Pero ya es hora de ocuparse de los valientes de los que hablábamos, que son, para empezar, la editorial Demipage y la escuela de literatura creativa Hotel Kafka, y los sonetistas, a saber: Jordi Doce, Rafael Reig, Fernando Aramburu, Francisco Javier Irazoki, Santiago Auserón, Pilar Adón, Javier Azpeitia, Marta Agudo, Julieta Valero y Vicente Molina Foix.
D Es imposible describir con palabras la belleza de este libro, ni siquiera porque sus responsables hayan rebajado en tres ceros la cifra de Queneau y la hayan dejado en «Cien mil millones de poemas». Jordi Doce, el primer sonetista, nos hace de cicerone por sus páginas. Sin duda, el encargo supera con mucho el que Violante le encomendara a Lope de Vega. «Sí y no —explica Doce—. Por un lado, en efecto, se trataba de escribir diez sonetos con el mismo juego de rimas, sin puntuación ni encabalgamientos, de manera que cada verso tuviera integridad o autonomía y pudiera leerse por separado. Era un juego con reglas muy rígidas y moverse en esos confines podía parecer arduo, pero también es verdad que la forma del soneto te lleva casi en volandas. Una vez que estableces el tono y las rimas iniciales, el resto viene rodado: no sólo porque la estructura lógica del soneto está inscrita de algún modo en nuestra forma de pensar, sino porque las rimas generan por sí solas escritura, discurso.

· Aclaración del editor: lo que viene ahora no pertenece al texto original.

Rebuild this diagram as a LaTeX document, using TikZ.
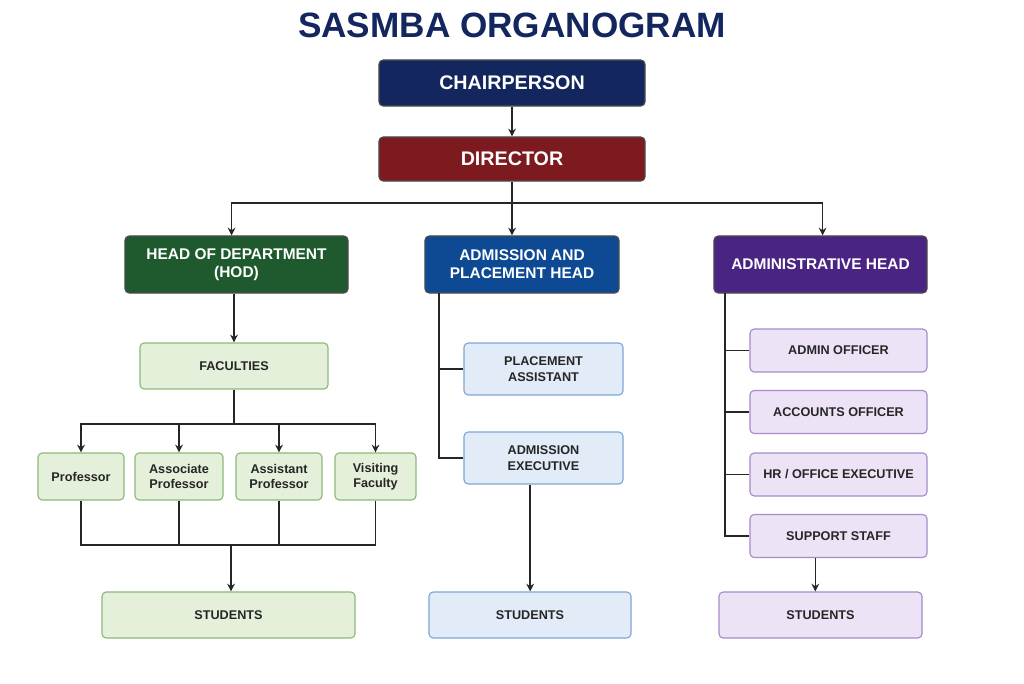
\documentclass[tikz,border=0pt]{standalone}
\usepackage{fontspec}
\setmainfont{Liberation Sans}
\usetikzlibrary{arrows.meta}
\definecolor{navyBox}{HTML}{13275E}
\definecolor{redBox}{HTML}{7D1A1F}
\definecolor{greenBox}{HTML}{1F5A2E}
\definecolor{blueBox}{HTML}{0E4A94}
\definecolor{violetBox}{HTML}{4A2482}
\definecolor{greenLight}{HTML}{E4F0DA}
\definecolor{greenEdge}{HTML}{8DB87A}
\definecolor{blueLight}{HTML}{E1ECF8}
\definecolor{blueEdge}{HTML}{7FA6D6}
\definecolor{violetLight}{HTML}{ECE4F6}
\definecolor{violetEdge}{HTML}{A58CC8}
\definecolor{titleBlue}{HTML}{13275E}
\tikzset{
  head/.style={draw=black!70, line width=0.8pt, rounded corners=3pt, text=white,
    font=\bfseries\fontsize{11}{13}\selectfont, align=center, inner sep=2pt},
  top/.style={head, font=\bfseries\fontsize{14}{16}\selectfont},
  leaf/.style={draw, line width=0.8pt, rounded corners=3pt, text=black!85,
    font=\bfseries\fontsize{9}{11}\selectfont, align=center, inner sep=2pt},
  link/.style={line width=1.1pt, black!85},
  arr/.style={link, -{Stealth[length=5.5pt,width=5.5pt]}}
}
\begin{document}
\begin{tikzpicture}[x=0.025cm, y=-0.025cm]
        \useasboundingbox (0,0) rectangle (1024,683);
        \fill[white] (0,0) rectangle (1024,683);

        % title
        \node[text=titleBlue, font=\bfseries\fontsize{25}{28}\selectfont] (title) at (512,25) {SASMBA ORGANOGRAM};

        % top of the chart
        \node[top, fill=navyBox, minimum width=6.65cm, minimum height=1.15cm] (chair) at (512,83) {CHAIRPERSON};
        \node[top, fill=redBox, minimum width=6.65cm, minimum height=1.1cm] (dir) at (512,159) {DIRECTOR};
        \draw[arr] (chair) -- (dir);

        % heads
        \node[head, fill=greenBox, minimum width=5.575cm, minimum height=1.425cm] (hod) at (236.5,264.5) {HEAD OF DEPARTMENT\\(HOD)};
        \node[head, fill=blueBox, minimum width=4.85cm, minimum height=1.425cm] (adm) at (522,264.5) {ADMISSION AND\\PLACEMENT HEAD};
        \node[head, fill=violetBox, minimum width=5.325cm, minimum height=1.425cm] (admin) at (820.5,264.5) {ADMINISTRATIVE HEAD};
        \coordinate (split) at (512,203);
        \draw[link] (dir) -- (split);
        \draw[arr] (split) -| ([xshift=-3.5]hod.north);
        \draw[arr] (split) -- (split |- adm.north);
        \draw[arr] (split) -| ([xshift=1.5]admin.north);

        % department column
        \node[leaf, fill=greenLight, draw=greenEdge, minimum width=4.7cm, minimum height=1.15cm] (fac) at (234,366) {FACULTIES};
        \draw[arr] (hod.south -| fac) -- (fac);
        \node[leaf, fill=greenLight, draw=greenEdge, minimum width=2.15cm, minimum height=1.175cm] (prof) at (81,476.5) {Professor};
        \node[leaf, fill=greenLight, draw=greenEdge, minimum width=2.2cm, minimum height=1.175cm] (assoc) at (179,476.5) {Associate\\Professor};
        \node[leaf, fill=greenLight, draw=greenEdge, minimum width=2.15cm, minimum height=1.175cm] (asst) at (279,476.5) {Assistant\\Professor};
        \node[leaf, fill=greenLight, draw=greenEdge, minimum width=2.025cm, minimum height=1.175cm] (visit) at (375.5,476.5) {Visiting\\Faculty};
        \coordinate (fsplit) at (234,424);
        \draw[link] (fac) -- (fsplit);
        \foreach \n in {prof,assoc,asst,visit}
          \draw[arr] (fsplit) -| (\n.north);
        \node[leaf, fill=greenLight, draw=greenEdge, minimum width=6.325cm, minimum height=1.15cm] (stuL) at (228.5,615) {STUDENTS};
        \coordinate (fjoin) at (231,545);
        \foreach \n in {prof,assoc,asst,visit}
          \draw[link] (\n.south) |- (fjoin);
        \draw[arr] (fjoin) -- (fjoin |- stuL.north);

        % admission column
        \node[leaf, fill=blueLight, draw=blueEdge, minimum width=3.975cm, minimum height=1.3cm] (plac) at (543.5,369) {PLACEMENT\\ASSISTANT};
        \node[leaf, fill=blueLight, draw=blueEdge, minimum width=3.975cm, minimum height=1.3cm] (exec) at (543.5,458) {ADMISSION\\EXECUTIVE};
        \coordinate (mline) at (439,293);
        \draw[link] (mline) |- (plac.west);
        \draw[link] (mline) |- (exec.west);
        \node[leaf, fill=blueLight, draw=blueEdge, minimum width=5.05cm, minimum height=1.15cm] (stuM) at (530,615) {STUDENTS};
        \draw[arr] ([xshift=-9.5]exec.south) -- ([xshift=-9.5]exec.south |- stuM.north);

        % administrative column
        \node[leaf, fill=violetLight, draw=violetEdge, minimum width=4.425cm, minimum height=1.075cm] (offi) at (838.5,350.5) {ADMIN OFFICER};
        \node[leaf, fill=violetLight, draw=violetEdge, minimum width=4.425cm, minimum height=1.075cm] (acct) at (838.5,412) {ACCOUNTS OFFICER};
        \node[leaf, fill=violetLight, draw=violetEdge, minimum width=4.425cm, minimum height=1.075cm] (hr) at (838.5,474.5) {HR / OFFICE EXECUTIVE};
        \node[leaf, fill=violetLight, draw=violetEdge, minimum width=4.425cm, minimum height=1.075cm] (supp) at (838.5,536) {SUPPORT STAFF};
        \coordinate (rline) at (725,293);
        \foreach \n in {offi,acct,hr,supp}
          \draw[link] (rline) |- (\n.west);
        \node[leaf, fill=violetLight, draw=violetEdge, minimum width=5.075cm, minimum height=1.15cm] (stuR) at (820.5,615) {STUDENTS};
        \draw[arr] ([xshift=-16.5]supp.south) -- ([xshift=-16.5]supp.south |- stuR.north);
\end{tikzpicture}
\end{document}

Es lo que le pasó a Lope, que cuando quiso darse cuenta ya estaba en el último terceto». Jordi Doce asumió algunas responsabilidades, ya que él era quien «debía establecer un juego de rimas que no fuera muy obvio pero que también fuera productivo, para que los demás tuvieran espacio de maniobra. Por otro lado, sentía en la nuca el aliento de mis compañeros, su juicio tácito». Para empezar, Doce acudió a otro poeta rompedor , Carlos Edmundo de Ory, y decidió homenajearle en el comienzo: «Hay música de lobo en las calles de enero». Ni siquiera los sonetistas tuvieron charlas formales sobre el libro. Pero Jordi Doce apunta un detalle: «Me parece muy interesante un fenómeno: a pesar de que todos los sonetos comparten el mismo metro, el mismo juego de rimas, el mismo ritmo incluso, cada uno es totalmente distinto de los demás; cada cual lleva inscrita la personalidad de su autor». Un libro que propone un fascinante juego, como subraya Doce, «porque nos permite recordar que la creación también
participa del juego, del azar, incluso del accidente. Y, además, subraya el papel activo del lector, que en este libro es total protagonista, pues es él quien crea nuevas mezclas, nuevas combinaciones, y hasta puede incorporar su propio soneto».
Hay editores que no tienen el símbolo del dólar en los ojos como el Tío Gilito. Prefieren soñar como aquel mendigo que le partió los ejes al poder con un mísero grano de arroz.